Even so, more immediate family members such as Kie’s grandmother, have become increasingly supportive of gay marriage.

“We stayed at my grandmother’s house when Casey and I took a trip to New Mexico once, and they were very open and accepting to him,” said Kie.

Young noted the risk “the far right fringe of the Republican Party, which has really taken over the Republican Party’s platform in the last decade,” is taking by putting social issues, such as gay marriage, near the top of its agenda.

“It’s interesting that they believe that by bringing this issue to the forefront that they only risk alienating the gay community, because our community has so much reach with people who love us and care about us,” said Young.

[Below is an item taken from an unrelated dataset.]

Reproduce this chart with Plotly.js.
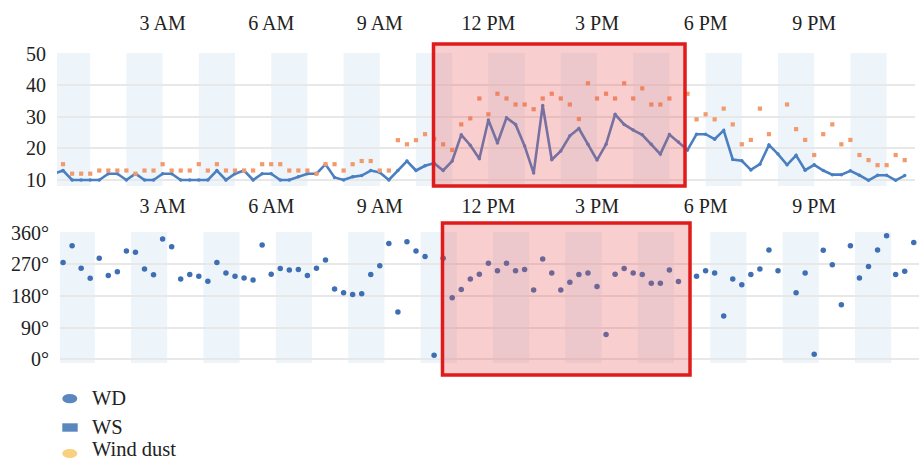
<!DOCTYPE html>
<html><head><meta charset="utf-8">
<script src="https://cdn.plot.ly/plotly-3.0.1.min.js"></script>
<style>html,body{margin:0;padding:0;background:#fff;}#chart{width:919px;height:461px;}</style>
</head><body><div id="chart"></div>
<script>
// ---- data (15-minute samples over one day) ----
const day = '2021-01-01 ';
const times = ('00:00 00:15 00:30 00:45 01:00 01:15 01:30 01:45 02:00 02:15 02:30 02:45 ' +
  '03:00 03:15 03:30 03:45 04:00 04:15 04:30 04:45 05:00 05:15 05:30 05:45 ' +
  '06:00 06:15 06:30 06:45 07:00 07:15 07:30 07:45 08:00 08:15 08:30 08:45 ' +
  '09:00 09:15 09:30 09:45 10:00 10:15 10:30 10:45 11:00 11:15 11:30 11:45 ' +
  '12:00 12:15 12:30 12:45 13:00 13:15 13:30 13:45 14:00 14:15 14:30 14:45 ' +
  '15:00 15:15 15:30 15:45 16:00 16:15 16:30 16:45 17:00 17:15 17:30 17:45 ' +
  '18:00 18:15 18:30 18:45 19:00 19:15 19:30 19:45 20:00 20:15 20:30 20:45 ' +
  '21:00 21:15 21:30 21:45 22:00 22:15 22:30 22:45 23:00 23:15 23:30 23:45').split(' ');

const windSpeed = [
  12,13,10,10,10,10,12,12,10,12,
  10,10,12,12,10,10,10,10,13,10,
  12,13,10,12,12,10,10,11,12,12,
  15,10.8,10,11,11.4,13,12.4,10,13,16,
  13,14.5,15.3,13,16,24.3,21,16.7,29,21.7,
  29.7,27.6,20.8,12.2,33.6,16.4,19.2,24,26.3,21.3,
  16.3,21.3,30.8,27.6,25.8,24.3,21.3,18.2,24.4,22,
  19.5,24.5,24.5,22.9,25.7,16.5,16.1,13.2,15,21.1,
  18.2,14.8,17.8,13.1,14.8,13,11.7,11.7,12.9,11.5,
  9.9,11.5,11.5,9.9,11.4,null];

const windDust = [
  null,15,12,12,12,13,13,13,13,12,
  13,13,15,13,13,13,15,13,15,13,
  13,13,13,15,15,15,13,13,13,12,
  15,15,13,15,16,16,13,13,22.6,21.3,
  22.6,24.5,23,21.3,19.5,27.6,29.5,35.8,30.8,37.3,
  35.8,33.9,33.9,32.4,35.8,37.3,35.8,33.9,29.3,40.6,
  35.8,37.3,35.8,40.6,35.8,39,33.9,33.9,35.8,null,
  37.3,29.2,30.8,29.2,32.6,27.6,21.3,22.7,32.6,24.5,
  null,33.9,26.1,22.7,17.9,24.5,27.6,21.3,22.7,17.9,
  16.3,14.7,14.7,17.9,16.3,null];

const windDir = [
  null,275,323,259,230,287,238,249,308,304,
  257,240,342,320,228,241,236,222,275,245,
  236,231,225,325,242,258,254,255,238,259,
  282,200,189,184,186,241,266,329,134,334,
  308,292,11,287,175,198,228,242,273,252,
  273,252,255,197,285,245,197,219,241,245,
  207,70,242,258,245,241,216,216,254,221,
  null,236,252,245,123,228,212,241,257,311,
  252,null,189,245,14,310,269,155,323,231,
  264,311,351,241,250,332];

const speedTicks = [10, 20, 30, 40, 50];
const dirTicks = [0, 90, 180, 270, 360];
const dirTickText = ['0°', '90°', '180°', '270°', '360°'];
const legendLabels = ['WD', 'WS', 'Wind dust'];

// ---- helpers ----
const W = 919, H = 461;
const px = v => v / W;
const py = v => 1 - v / H;
const X0 = 54, PPH = 36.2;               // pixel of midnight, pixels per hour
const hourOfPx = p => (p - X0) / PPH;
function toDate(h) {
  const d = new Date(Date.UTC(2021, 0, 1) + Math.round(h * 3600000));
  return d.toISOString().replace('T', ' ').replace('Z', '');
}
const xs = times.map(t => day + t);

const serif = 'Liberation Serif, Times New Roman, serif';
const tickFont = {family: serif, size: 20, color: '#222'};

const traces = [
  {x: xs, y: windSpeed, xaxis: 'x', yaxis: 'y', type: 'scatter', mode: 'lines+markers',
   line: {color: '#4a7fc1', width: 2.6}, marker: {size: 3.5, color: '#4a7fc1'},
   connectgaps: false, showlegend: false, name: 'WS'},
  {x: xs, y: windDust, xaxis: 'x', yaxis: 'y', type: 'scatter', mode: 'markers',
   marker: {symbol: 'square', size: 4.2, color: '#f39a6c'}, showlegend: false, name: 'Wind dust'},
  {x: xs, y: windDir, xaxis: 'x2', yaxis: 'y2', type: 'scatter', mode: 'markers',
   marker: {size: 5.5, color: '#3f6fb3'}, showlegend: false, name: 'WD'}
];

const stripe = '#edf5fb';
const shapes = [];
for (let k = 0; k < 12; k++) {
  shapes.push({type: 'rect', xref: 'x', yref: 'y domain', x0: toDate(2 * k), x1: toDate(2 * k + 1),
    y0: 0, y1: 1, fillcolor: stripe, line: {width: 0}, layer: 'below'});
  const off = 0.127;
  shapes.push({type: 'rect', xref: 'x2', yref: 'y2 domain', x0: toDate(2 * k + off), x1: toDate(2 * k + 1 + off),
    y0: 0, y1: 1, fillcolor: stripe, line: {width: 0}, layer: 'below'});
}
// highlight boxes
shapes.push({type: 'rect', xref: 'paper', yref: 'paper', x0: px(433.5), x1: px(685), y0: py(186), y1: py(44),
  fillcolor: 'rgba(232,78,78,0.28)', line: {color: '#e01b1b', width: 3.5}, layer: 'above'});
shapes.push({type: 'rect', xref: 'paper', yref: 'paper', x0: px(442.5), x1: px(690), y0: py(375), y1: py(223),
  fillcolor: 'rgba(232,78,78,0.28)', line: {color: '#e01b1b', width: 3.5}, layer: 'above'});
// legend symbols
shapes.push({type: 'circle', xref: 'paper', yref: 'paper', x0: px(62.3), x1: px(77.3), y0: py(403.3), y1: py(394),
  fillcolor: '#5b87bf', line: {width: 0}});
shapes.push({type: 'rect', xref: 'paper', yref: 'paper', x0: px(62.3), x1: px(77.7), y0: py(431.7), y1: py(423.3),
  fillcolor: '#5b87bf', line: {width: 0}});
shapes.push({type: 'circle', xref: 'paper', yref: 'paper', x0: px(62.3), x1: px(77.3), y0: py(458), y1: py(449),
  fillcolor: '#f8d07e', line: {width: 0}});

const legendY = [398, 427, 448.5];
const annotations = legendLabels.map((t, i) => ({
  text: t, xref: 'paper', yref: 'paper', x: px(91), y: py(legendY[i]), xanchor: 'left', yanchor: 'middle',
  showarrow: false, borderpad: 0, font: {family: serif, size: 20.5, color: '#222'}
}));

const xCommon = {type: 'date', side: 'top', tickformat: '%-I %p', dtick: 3 * 3600000, tick0: day + '00:00',
  showgrid: false, zeroline: false, showline: false, ticks: '', tickfont: tickFont};
const yCommon = {showgrid: true, gridcolor: '#e8e8e8', gridwidth: 2, zeroline: false, showline: false,
  ticks: '', tickfont: tickFont, ticklabelstandoff: 10};

const layout = {
  width: W, height: H, autosize: false,
  margin: {l: 0, r: 0, t: 0, b: 0, pad: 0},
  paper_bgcolor: '#fff', plot_bgcolor: 'rgba(0,0,0,0)',
  showlegend: false,
  xaxis: Object.assign({}, xCommon, {domain: [px(57), px(915)], anchor: 'y',
    range: [toDate(hourOfPx(57)), toDate(hourOfPx(915))], ticklabelstandoff: 18}),
  yaxis: Object.assign({}, yCommon, {domain: [py(186), py(53)], anchor: 'x', range: [8.1, 50.2],
    tickmode: 'array', tickvals: speedTicks}),
  xaxis2: Object.assign({}, xCommon, {domain: [px(60), 1], anchor: 'y2',
    range: [toDate(hourOfPx(60)), toDate(hourOfPx(919))], ticklabelstandoff: 14}),
  yaxis2: Object.assign({}, yCommon, {domain: [py(363), py(232)], anchor: 'x2', range: [-11, 362],
    tickmode: 'array', tickvals: dirTicks, ticktext: dirTickText}),
  shapes: shapes,
  annotations: annotations
};

Plotly.newPlot('chart', traces, layout, {staticPlot: true, displayModeBar: false});
</script>
</body></html>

“I think that they’re wildly underestimating the level of support and understanding that’s developing around this, because if let’s say 7 percent is gay (an arbitrary number Young used to make his point), they can look to that 7 percent and say we don’t really care if they vote for us or not, but they’re forgetting that those people, people like me, have mothers and fathers.”

Young still has two grandmothers in their 90s, one of whom he assured would “never vote for somebody who was going to amend the Constitution against her grandson.”

Young also has two voting-age children of his own (20 and 24 years old), both of whom have gay best friends. One of Young’s sons has a girlfriend, who is also very supportive of gay marriage.

“As time goes by, people start to realize that there’s not many differences between what many of us want in life,” said Kie. “So as people are more open to hearing our stories about how our lives are being affected by this, their minds are being changed by what we have to say.”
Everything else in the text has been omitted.